The Importance of Visualization

Developing strong visualization skills is crucial for success in geometry. Try to picture the shapes in your mind and imagine how they would look if you were to unfold them or fill them with liquid.

• Drawing Diagrams: Always draw a diagram of the problem whenever possible. Label the given dimensions and identify what you need to find.
• Using Physical Models: If you have access to physical models of the shapes, use them to help you visualize the problems.
• Online Resources: Explore online resources such as interactive simulations and 3D models to enhance your understanding.

Frequently Asked Questions (FAQs)

• What is the difference between area and surface area?

  Area is the measure of a two-dimensional region, while surface area is the total area of all the surfaces of a three-dimensional object.

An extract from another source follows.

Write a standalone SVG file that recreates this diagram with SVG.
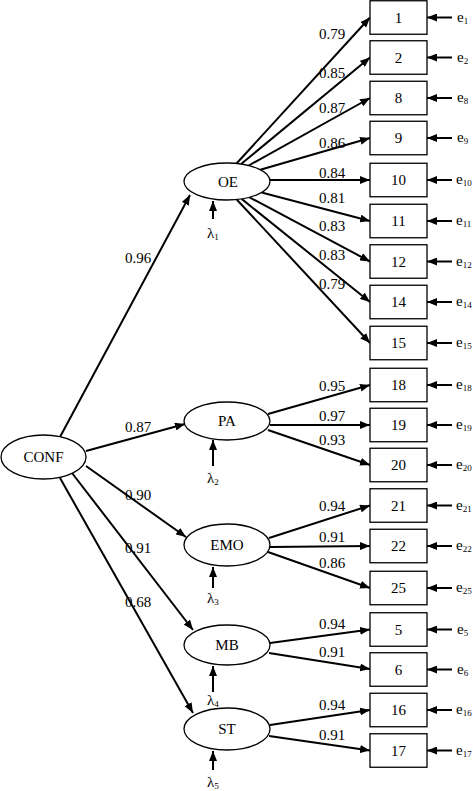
<svg xmlns="http://www.w3.org/2000/svg" width="473" height="791" viewBox="0 0 473 791" font-family="'Liberation Serif', 'DejaVu Serif', serif">
<style>
text{font-family:'Liberation Serif','DejaVu Serif',serif;fill:#000}
.lbl{font-size:15px}
.box rect{fill:#fff;stroke:#000;stroke-width:1.3}
.box text{font-size:15px;text-anchor:middle}
ellipse{fill:#fff;stroke:#000;stroke-width:1.3}
.node text{font-size:15px;text-anchor:middle}
.c line{stroke:#000;stroke-width:2;marker-end:url(#ah)}
.err{font-size:15px}
.sub{font-size:9px}
</style>
<defs>
<marker id="ah" viewBox="0 0 10 8" refX="10" refY="4" markerWidth="10" markerHeight="8" markerUnits="userSpaceOnUse" orient="auto">
<path d="M0,0 L10,4 L0,8 z" fill="#000"/>
</marker>
</defs>

<g id="connectors" class="c">
<line x1="60" y1="437" x2="190" y2="195"/>
<line x1="86" y1="451" x2="185" y2="424"/>
<line x1="86" y1="466" x2="186" y2="537"/>
<line x1="72" y1="473" x2="193" y2="630"/>
<line x1="60" y1="478" x2="193" y2="713"/>
<line x1="236.5" y1="163.5" x2="370" y2="17.5"/>
<line x1="241.1" y1="164" x2="370" y2="57.5"/>
<line x1="248.7" y1="165.5" x2="370" y2="98"/>
<line x1="260.3" y1="169.8" x2="370" y2="138"/>
<line x1="270" y1="180" x2="370" y2="180"/>
<line x1="261.6" y1="192.5" x2="370" y2="221"/>
<line x1="249.5" y1="197.3" x2="370" y2="261.5"/>
<line x1="241.6" y1="198.9" x2="370" y2="302"/>
<line x1="236.7" y1="199.5" x2="370" y2="343"/>
<line x1="268" y1="414" x2="370" y2="385"/>
<line x1="270" y1="425" x2="370" y2="425"/>
<line x1="268" y1="430" x2="370" y2="465"/>
<line x1="269" y1="538" x2="370" y2="505.5"/>
<line x1="270" y1="547" x2="370" y2="546"/>
<line x1="268" y1="552" x2="370" y2="588"/>
<line x1="270" y1="643" x2="370" y2="629.5"/>
<line x1="269" y1="653" x2="370" y2="669"/>
<line x1="270" y1="725" x2="370" y2="710"/>
<line x1="269" y1="736" x2="370" y2="750.5"/>
<line x1="213" y1="219" x2="213" y2="201"/>
<line x1="213" y1="466" x2="213" y2="440"/>
<line x1="213" y1="588" x2="213" y2="567"/>
<line x1="213" y1="692" x2="213" y2="666"/>
<line x1="213" y1="770" x2="213" y2="751"/>
<line x1="452" y1="17.5" x2="427" y2="17.5"/>
<line x1="452" y1="57.5" x2="427" y2="57.5"/>
<line x1="452" y1="98" x2="427" y2="98"/>
<line x1="452" y1="138" x2="427" y2="138"/>
<line x1="452" y1="180" x2="427" y2="180"/>
<line x1="452" y1="221" x2="427" y2="221"/>
<line x1="452" y1="261.5" x2="427" y2="261.5"/>
<line x1="452" y1="302" x2="427" y2="302"/>
<line x1="452" y1="343" x2="427" y2="343"/>
<line x1="452" y1="385" x2="427" y2="385"/>
<line x1="452" y1="425" x2="427" y2="425"/>
<line x1="452" y1="465" x2="427" y2="465"/>
<line x1="452" y1="505.5" x2="427" y2="505.5"/>
<line x1="452" y1="546" x2="427" y2="546"/>
<line x1="452" y1="588" x2="427" y2="588"/>
<line x1="452" y1="629.5" x2="427" y2="629.5"/>
<line x1="452" y1="669.5" x2="427" y2="669.5"/>
<line x1="452" y1="710" x2="427" y2="710"/>
<line x1="452" y1="750.5" x2="427" y2="750.5"/>
</g>

<g id="path-labels" class="lbl">
<text x="125" y="263">0.96</text>
<text x="125" y="432">0.87</text>
<text x="125" y="500">0.90</text>
<text x="125" y="553">0.91</text>
<text x="125" y="607">0.68</text>
<text x="319" y="39">0.79</text>
<text x="319" y="78">0.85</text>
<text x="319" y="113">0.87</text>
<text x="319" y="148">0.86</text>
<text x="319" y="178">0.84</text>
<text x="319" y="203">0.81</text>
<text x="319" y="231">0.83</text>
<text x="319" y="260">0.83</text>
<text x="319" y="289">0.79</text>
<text x="319" y="391">0.95</text>
<text x="319" y="421">0.97</text>
<text x="319" y="445">0.93</text>
<text x="319" y="511">0.94</text>
<text x="319" y="542">0.91</text>
<text x="319" y="568">0.86</text>
<text x="319" y="629">0.94</text>
<text x="319" y="657">0.91</text>
<text x="319" y="710">0.94</text>
<text x="319" y="740">0.91</text>
</g>

<g id="CONF" class="node"><ellipse cx="43.5" cy="457" rx="42.5" ry="22"/><text x="43.5" y="462">CONF</text></g>
<g id="OE" class="node"><ellipse cx="227" cy="181.5" rx="43" ry="18.5"/><text x="228" y="186.5">OE</text></g>
<g id="PA" class="node"><ellipse cx="227" cy="421" rx="43" ry="19"/><text x="227" y="426">PA</text></g>
<g id="EMO" class="node"><ellipse cx="227" cy="545" rx="43" ry="21"/><text x="227" y="550">EMO</text></g>
<g id="MB" class="node"><ellipse cx="227" cy="645" rx="43" ry="20"/><text x="227" y="650">MB</text></g>
<g id="ST" class="node"><ellipse cx="227" cy="729" rx="43" ry="21"/><text x="227" y="734">ST</text></g>

<g id="lambda1"><text class="err" x="207" y="238">λ<tspan class="sub" dy="2">1</tspan></text></g>
<g id="lambda2"><text class="err" x="207" y="483">λ<tspan class="sub" dy="2">2</tspan></text></g>
<g id="lambda3"><text class="err" x="207" y="603">λ<tspan class="sub" dy="2">3</tspan></text></g>
<g id="lambda4"><text class="err" x="207" y="705">λ<tspan class="sub" dy="2">4</tspan></text></g>
<g id="lambda5"><text class="err" x="207" y="787">λ<tspan class="sub" dy="2">5</tspan></text></g>

<g id="item1" class="box"><rect x="370" y="0.75" width="57" height="33.5"/><text x="398.5" y="22.5">1</text></g>
<g id="item2" class="box"><rect x="370" y="40.75" width="57" height="33.5"/><text x="398.5" y="62.5">2</text></g>
<g id="item8" class="box"><rect x="370" y="81.25" width="57" height="33.5"/><text x="398.5" y="103">8</text></g>
<g id="item9" class="box"><rect x="370" y="121.25" width="57" height="33.5"/><text x="398.5" y="143">9</text></g>
<g id="item10" class="box"><rect x="370" y="163.25" width="57" height="33.5"/><text x="398.5" y="185">10</text></g>
<g id="item11" class="box"><rect x="370" y="204.25" width="57" height="33.5"/><text x="398.5" y="226">11</text></g>
<g id="item12" class="box"><rect x="370" y="244.75" width="57" height="33.5"/><text x="398.5" y="266.5">12</text></g>
<g id="item14" class="box"><rect x="370" y="285.25" width="57" height="33.5"/><text x="398.5" y="307">14</text></g>
<g id="item15" class="box"><rect x="370" y="326.25" width="57" height="33.5"/><text x="398.5" y="348">15</text></g>
<g id="item18" class="box"><rect x="370" y="368.25" width="57" height="33.5"/><text x="398.5" y="390">18</text></g>
<g id="item19" class="box"><rect x="370" y="408.25" width="57" height="33.5"/><text x="398.5" y="430">19</text></g>
<g id="item20" class="box"><rect x="370" y="448.25" width="57" height="33.5"/><text x="398.5" y="470">20</text></g>
<g id="item21" class="box"><rect x="370" y="488.75" width="57" height="33.5"/><text x="398.5" y="510.5">21</text></g>
<g id="item22" class="box"><rect x="370" y="529.25" width="57" height="33.5"/><text x="398.5" y="551">22</text></g>
<g id="item25" class="box"><rect x="370" y="571.25" width="57" height="33.5"/><text x="398.5" y="593">25</text></g>
<g id="item5" class="box"><rect x="370" y="612.75" width="57" height="33.5"/><text x="398.5" y="634.5">5</text></g>
<g id="item6" class="box"><rect x="370" y="652.75" width="57" height="33.5"/><text x="398.5" y="674.5">6</text></g>
<g id="item16" class="box"><rect x="370" y="693.25" width="57" height="33.5"/><text x="398.5" y="715">16</text></g>
<g id="item17" class="box"><rect x="370" y="733.75" width="57" height="33.5"/><text x="398.5" y="755.5">17</text></g>

<g id="errors" class="err">
<text x="457" y="21.5">e<tspan class="sub" dy="2">1</tspan></text>
<text x="457" y="61.5">e<tspan class="sub" dy="2">2</tspan></text>
<text x="457" y="102">e<tspan class="sub" dy="2">8</tspan></text>
<text x="457" y="142">e<tspan class="sub" dy="2">9</tspan></text>
<text x="456" y="184">e<tspan class="sub" dy="2">10</tspan></text>
<text x="456" y="225">e<tspan class="sub" dy="2">11</tspan></text>
<text x="456" y="265.5">e<tspan class="sub" dy="2">12</tspan></text>
<text x="456" y="306">e<tspan class="sub" dy="2">14</tspan></text>
<text x="456" y="347">e<tspan class="sub" dy="2">15</tspan></text>
<text x="456" y="389">e<tspan class="sub" dy="2">18</tspan></text>
<text x="456" y="429">e<tspan class="sub" dy="2">19</tspan></text>
<text x="456" y="469">e<tspan class="sub" dy="2">20</tspan></text>
<text x="456" y="509.5">e<tspan class="sub" dy="2">21</tspan></text>
<text x="456" y="550">e<tspan class="sub" dy="2">22</tspan></text>
<text x="456" y="592">e<tspan class="sub" dy="2">25</tspan></text>
<text x="457" y="633.5">e<tspan class="sub" dy="2">5</tspan></text>
<text x="457" y="673.5">e<tspan class="sub" dy="2">6</tspan></text>
<text x="456" y="714">e<tspan class="sub" dy="2">16</tspan></text>
<text x="456" y="754.5">e<tspan class="sub" dy="2">17</tspan></text>
</g>
</svg>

• How do I calculate the volume of an irregular shape?

  The volume of an irregular shape can be determined using methods such as water displacement or by dividing the shape into smaller, simpler shapes. Calculus can also be used for more complex irregular shapes.

• Can volume be negative?

  No, volume is a measure of space and cannot be negative.

• Why are volume and surface area important?

  These concepts are fundamental in various fields, including engineering, architecture, physics, and everyday life. They are used to calculate the amount of material needed to build structures, determine the capacity of containers, and design packaging.

• What is the relationship between volume and capacity?

  Capacity refers to the amount a container can hold, which is directly related to its volume. For example, the capacity of a water bottle is the same as the volume of water it can contain.

Conclusion

Mastering volume and surface area requires understanding the definitions, formulas, and applications of these concepts for common geometric shapes. By practicing regularly, visualizing the shapes, and avoiding common mistakes, you can build your skills and confidence. Use this study guide as a roadmap to prepare for your Unit 11 test and unlock the power of geometry! Good luck!